Une fois la certification de son Aerocar obtenue fin 1956, Molt Taylor entreprend une tournée promotionnelle à travers les grandes villes des Etats-Unis afin de présenter les capacités et les avantages de son invention. Il cherche également par ce biais à attirer des investisseurs pour une production en petite série. La version II est construite, légèrement améliorée sur le plan esthétique. Une Aerocar coûte quatre à cinq fois le prix d'une Cadillac. 

Aerocar II, 1956. Un seul exemplaire a été produit. En vignette, l'Aerocar I. Source : https://wallup.net

Plus de quatre ans après l'homologation de son appareil, Molt Taylor trouve enfin un groupe d'industriels texans, mené par Roy Hyde, qui accepte de financer la production de l'Aerocar. Un partenariat est établi avec la société Ling-Temco-Vought, spécialisée dans l'aéronautique et l'électronique, et la firme Aerocar International est créée à Longview, dans l'État de Washington. Ce partenaire s'engage à fournir son expertise logistique et son soutien financier, à condition qu'un minimum de 500 commandes soit atteint avant le lancement de la production de l'Aerocar.

Malgré l'obtention de la certification, la production de l'Aerocar se heurte à des obstacles majeurs. Les commandes, cruciales pour lancer la fabrication en série, n'atteignent que la moitié du nombre requis. Cette déception est aggravée par une découverte troublante : les investisseurs, menés par Roy Hyde, ont détourné les acomptes versés par les clients, soit 1 000 dollars par commande. Ce détournement a lieu avant même l'installation du moindre équipement de production dans l'usine.

Ling-Temco-Vought se retire de l'affaire. Ce retrait sonne le glas de toute perspective de production pour l'Aerocar. Bien que Molt Taylor engage des poursuites judiciaires contre ses anciens investisseurs, il ne parvient pas à sauver son rêve. Son espoir de voir l'automobiliste américain moyen s'envoler à bord de son Aerocar depuis son propre garage s'évanouit définitivement.

Aerocar II, 1956. Source : https://wallup.net

Malgré l'échec de la production de l'Aerocar, Taylor reste déterminé à mener à bien son projet. Il relance ses efforts et conçoit l'Aerocar II en 1967, une version améliorée du modèle original. Conscient de la nécessité d'un soutien industriel conséquent, il cherche à s'associer à un grand constructeur automobile. En 1970, il présente son projet à Ford, alors deuxième constructeur américain. Sa démarche stratégique vise à obtenir l'expertise et les ressources nécessaires pour donner vie à sa vision. Ses interlocuteurs, notamment Lee Iacocca, expriment un intérêt marqué, et on détermine même un marché annuel potentiel de 25 000 véhicules.

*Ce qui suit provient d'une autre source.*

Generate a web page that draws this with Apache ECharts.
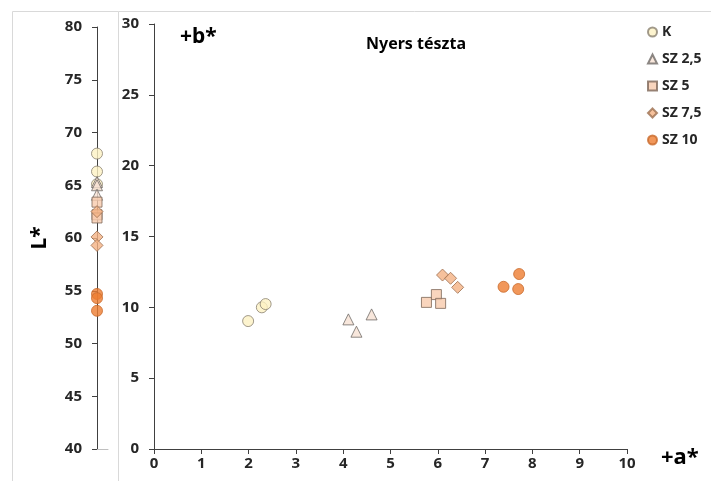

De nouveau, le projet de nouvelle version de l'Aerocar échoue, au grand dam de Ford et de Molt Taylor, en raison des objections des autorités fédérales de l'aviation et des transports. Ces dernières, alarmées par le projet de production en série d'une voiture volante par un géant automobile américain, expriment immédiatement leurs inquiétudes face à la perspective de voir des milliers de particuliers s'envoler quotidiennement avec leur véhicule personnel.

Les responsables fédéraux s'inquiètent de l'encombrement et des difficultés de gestion du trafic aérien qui en découleraient. Ils redoutent également les risques de collisions aériennes, avec des conséquences potentiellement désastreuses au sol et en vol, notamment en cas d'accident impliquant un avion de ligne. Les autorités exercent alors des pressions sur Ford pour que le constructeur renonce à la production en série de l'Aerocar. Officiellement, Ford justifie son abandon par des études de faisabilité qui concluent à une rentabilité insuffisante du projet.

Le sixième Aerocar construite est en fait une Aerocar I reconditionnée, rachetée par Molt Taylor à un client qui l'a endommagée. Connue sous la désignation d'Aerocar III, la cabine d'origine a été remplacée par un ensemble plus moderne. Les roue sont rétractables en vol. Source : https://www.auto-bild.ro

Bien que l'approbation du Ministère des Transports et de l'Aviation Civile aurait pu permettre la production en série de l'Aerocar, celle-ci serait demeurée  marginale pour Ford. En effet, le géant automobile produit chaque année des millions de véhicules en Amérique du Nord. La production de l'Aerocar n'aurait représenté qu'une infime fraction de ce volume. La récession économique des années 70, marquée par les crises pétrolières, éloigne le rêve de la voiture volante pour de nombreux Américains. Les nouvelles réglementations en matière de pollution et de sécurité, applicables à la fois aux voitures et aux avions, alourdissent considérablement l'Aerocar, compromettant ses performances en vol.

Malgré ces échecs, Molt Taylor, visionnaire et optimiste, demeure convaincu de l'avenir de l'Aerocar. Il persévère, travaillant sur de nouveaux modèles basés sur la Honda CRX et la Geo Metro. Bien que des investisseurs se montrent intéressés, ces projets n'aboutissent pas. Le décès de Taylor en 1995, à l'âge de 83 ans, met un terme à cette aventure.